◆ Exercise requirements ◆
Transcribe all of the material exactly, except for its pictures.

◆ Data segment ◆

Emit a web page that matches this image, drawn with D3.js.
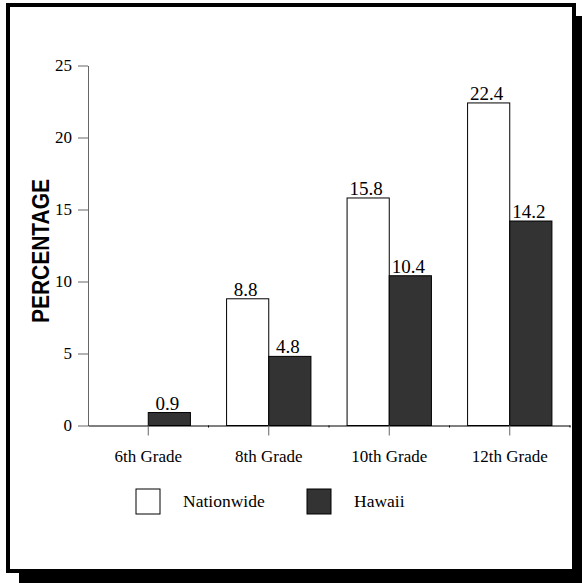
<!DOCTYPE html>
<head>
<meta charset="utf-8">
<title>Percentage by grade</title>
<style>
    body { margin: 0; background: #fff; }
    text { font-family: "Liberation Serif", "Times New Roman", serif; fill: #000; }
    .val { font-size: 19px; }
    .ylabel { font-family: "Liberation Sans", Arial, sans-serif; font-weight: bold; font-size: 21px; }
    .title { font-weight: bold; font-size: 22px; }
    .legend text { font-size: 17.5px; }
</style>
</head>
<body>
<script src="https://d3js.org/d3.v7.min.js"></script>
<script>
    const GRADES = ['6th Grade', '8th Grade', '10th Grade', '12th Grade'];
    const SERIES = ['Nationwide', 'Hawaii'];
    const NATIONWIDE = [null, 8.8, 15.8, 22.4];
    const HAWAII = [0.9, 4.8, 10.4, 14.2];
    const Y_TICKS = [0, 5, 10, 15, 20, 25];
    const COLORS = {Nationwide: '#ffffff', Hawaii: '#333333'};

    const W = 582, H = 583;
    const svg = d3.select('body').append('svg')
        .attr('width', W)
        .attr('height', H);

    // drop shadow + framed panel
    svg.append('rect').attr('x', 19).attr('y', 16).attr('width', 570).attr('height', 570).attr('fill', '#000');
    svg.append('rect').attr('x', 8).attr('y', 5).attr('width', 566).attr('height', 566)
        .attr('fill', '#fff').attr('stroke', '#000').attr('stroke-width', 4);

    // title, cut off at the top of the picture (only descenders show)
    svg.append('text').attr('class', 'title')
        .attr('x', 291).attr('y', -5)
        .attr('text-anchor', 'middle')
        .text('Binge Drinking by grade level');

    const x0 = d3.scaleBand().domain(GRADES).range([88, 570]);
    const x1 = d3.scaleBand().domain(SERIES)
        .range([x0.bandwidth() * 0.15, x0.bandwidth() * 0.85]);
    const y = d3.scaleLinear().domain([0, 25]).range([425.5, 65.5]);

    const rows = GRADES.map((g, i) => ({
        grade: g,
        values: [
            {key: 'Nationwide', value: NATIONWIDE[i]},
            {key: 'Hawaii', value: HAWAII[i]}
        ].filter(d => d.value != null)
    }));

    const grp = svg.selectAll('.grade')
        .data(rows)
        .join('g')
        .attr('class', 'grade')
        .attr('transform', d => `translate(${x0(d.grade)},0)`);

    grp.selectAll('rect')
        .data(d => d.values)
        .join('rect')
        .attr('x', d => x1(d.key))
        .attr('y', d => y(d.value))
        .attr('width', x1.bandwidth())
        .attr('height', d => y(0) - y(d.value))
        .attr('fill', d => COLORS[d.key])
        .attr('stroke', '#000')
        .attr('stroke-width', 1);

    grp.selectAll('.val')
        .data(d => d.values)
        .join('text')
        .attr('class', 'val')
        .attr('text-anchor', 'middle')
        .attr('x', d => x1(d.key) + x1.bandwidth() / 2 - 2)
        .attr('y', d => y(d.value) - 3)
        .text(d => d.value.toFixed(1));

    // y axis
    const yAxis = svg.append('g')
        .attr('transform', 'translate(88,0)')
        .call(d3.axisLeft(y).tickValues(Y_TICKS).tickSize(10).tickSizeOuter(0).tickPadding(6));
    yAxis.select('.domain').attr('stroke', '#666');
    yAxis.selectAll('.tick line').attr('stroke', '#666');

    // x axis
    const xAxis = svg.append('g')
        .attr('transform', `translate(0,${y(0)})`)
        .call(d3.axisBottom(x0).tickSize(10).tickSizeOuter(0).tickPadding(14));
    xAxis.select('.domain').attr('stroke', '#000');
    xAxis.selectAll('.tick line').attr('stroke', '#666');
    xAxis.selectAll('.bound')
        .data(GRADES)
        .join('line')
        .attr('class', 'bound')
        .attr('x1', d => x0(d) + x0.bandwidth())
        .attr('x2', d => x0(d) + x0.bandwidth())
        .attr('y1', 0).attr('y2', 2)
        .attr('stroke', '#000');

    yAxis.attr('font-family', null).selectAll('text').style('font-size', '17px');
    xAxis.attr('font-family', null).selectAll('text').style('font-size', '17px');

    // y label
    svg.append('text').attr('class', 'ylabel')
        .attr('transform', 'translate(49,251) rotate(-90) scale(1,1.15)')
        .attr('text-anchor', 'middle')
        .text('PERCENTAGE');

    // legend
    const legend = svg.append('g').attr('class', 'legend')
        .selectAll('g')
        .data(SERIES)
        .join('g')
        .attr('transform', (d, i) => `translate(${136 + i * 171},489)`);
    legend.append('rect')
        .attr('width', 24).attr('height', 25)
        .attr('fill', d => COLORS[d])
        .attr('stroke', '#000');
    legend.append('text')
        .attr('x', 47).attr('y', 18)
        .text(d => d);
</script>
</body>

◆ Expected answer ◆
Emit a web page that matches this image, drawn with D3.js.
<!DOCTYPE html>
<head>
<meta charset="utf-8">
<title>Percentage by grade</title>
<style>
    body { margin: 0; background: #fff; }
    text { font-family: "Liberation Serif", "Times New Roman", serif; fill: #000; }
    .val { font-size: 19px; }
    .ylabel { font-family: "Liberation Sans", Arial, sans-serif; font-weight: bold; font-size: 21px; }
    .title { font-weight: bold; font-size: 22px; }
    .legend text { font-size: 17.5px; }
</style>
</head>
<body>
<script src="https://d3js.org/d3.v7.min.js"></script>
<script>
    const GRADES = ['6th Grade', '8th Grade', '10th Grade', '12th Grade'];
    const SERIES = ['Nationwide', 'Hawaii'];
    const NATIONWIDE = [null, 8.8, 15.8, 22.4];
    const HAWAII = [0.9, 4.8, 10.4, 14.2];
    const Y_TICKS = [0, 5, 10, 15, 20, 25];
    const COLORS = {Nationwide: '#ffffff', Hawaii: '#333333'};

    const W = 582, H = 583;
    const svg = d3.select('body').append('svg')
        .attr('width', W)
        .attr('height', H);

    // drop shadow + framed panel
    svg.append('rect').attr('x', 19).attr('y', 16).attr('width', 570).attr('height', 570).attr('fill', '#000');
    svg.append('rect').attr('x', 8).attr('y', 5).attr('width', 566).attr('height', 566)
        .attr('fill', '#fff').attr('stroke', '#000').attr('stroke-width', 4);

    // title, cut off at the top of the picture (only descenders show)
    svg.append('text').attr('class', 'title')
        .attr('x', 291).attr('y', -5)
        .attr('text-anchor', 'middle')
        .text('Binge Drinking by grade level');

    const x0 = d3.scaleBand().domain(GRADES).range([88, 570]);
    const x1 = d3.scaleBand().domain(SERIES)
        .range([x0.bandwidth() * 0.15, x0.bandwidth() * 0.85]);
    const y = d3.scaleLinear().domain([0, 25]).range([425.5, 65.5]);

    const rows = GRADES.map((g, i) => ({
        grade: g,
        values: [
            {key: 'Nationwide', value: NATIONWIDE[i]},
            {key: 'Hawaii', value: HAWAII[i]}
        ].filter(d => d.value != null)
    }));

    const grp = svg.selectAll('.grade')
        .data(rows)
        .join('g')
        .attr('class', 'grade')
        .attr('transform', d => `translate(${x0(d.grade)},0)`);

    grp.selectAll('rect')
        .data(d => d.values)
        .join('rect')
        .attr('x', d => x1(d.key))
        .attr('y', d => y(d.value))
        .attr('width', x1.bandwidth())
        .attr('height', d => y(0) - y(d.value))
        .attr('fill', d => COLORS[d.key])
        .attr('stroke', '#000')
        .attr('stroke-width', 1);

    grp.selectAll('.val')
        .data(d => d.values)
        .join('text')
        .attr('class', 'val')
        .attr('text-anchor', 'middle')
        .attr('x', d => x1(d.key) + x1.bandwidth() / 2 - 2)
        .attr('y', d => y(d.value) - 3)
        .text(d => d.value.toFixed(1));

    // y axis
    const yAxis = svg.append('g')
        .attr('transform', 'translate(88,0)')
        .call(d3.axisLeft(y).tickValues(Y_TICKS).tickSize(10).tickSizeOuter(0).tickPadding(6));
    yAxis.select('.domain').attr('stroke', '#666');
    yAxis.selectAll('.tick line').attr('stroke', '#666');

    // x axis
    const xAxis = svg.append('g')
        .attr('transform', `translate(0,${y(0)})`)
        .call(d3.axisBottom(x0).tickSize(10).tickSizeOuter(0).tickPadding(14));
    xAxis.select('.domain').attr('stroke', '#000');
    xAxis.selectAll('.tick line').attr('stroke', '#666');
    xAxis.selectAll('.bound')
        .data(GRADES)
        .join('line')
        .attr('class', 'bound')
        .attr('x1', d => x0(d) + x0.bandwidth())
        .attr('x2', d => x0(d) + x0.bandwidth())
        .attr('y1', 0).attr('y2', 2)
        .attr('stroke', '#000');

    yAxis.attr('font-family', null).selectAll('text').style('font-size', '17px');
    xAxis.attr('font-family', null).selectAll('text').style('font-size', '17px');

    // y label
    svg.append('text').attr('class', 'ylabel')
        .attr('transform', 'translate(49,251) rotate(-90) scale(1,1.15)')
        .attr('text-anchor', 'middle')
        .text('PERCENTAGE');

    // legend
    const legend = svg.append('g').attr('class', 'legend')
        .selectAll('g')
        .data(SERIES)
        .join('g')
        .attr('transform', (d, i) => `translate(${136 + i * 171},489)`);
    legend.append('rect')
        .attr('width', 24).attr('height', 25)
        .attr('fill', d => COLORS[d])
        .attr('stroke', '#000');
    legend.append('text')
        .attr('x', 47).attr('y', 18)
        .text(d => d);
</script>
</body>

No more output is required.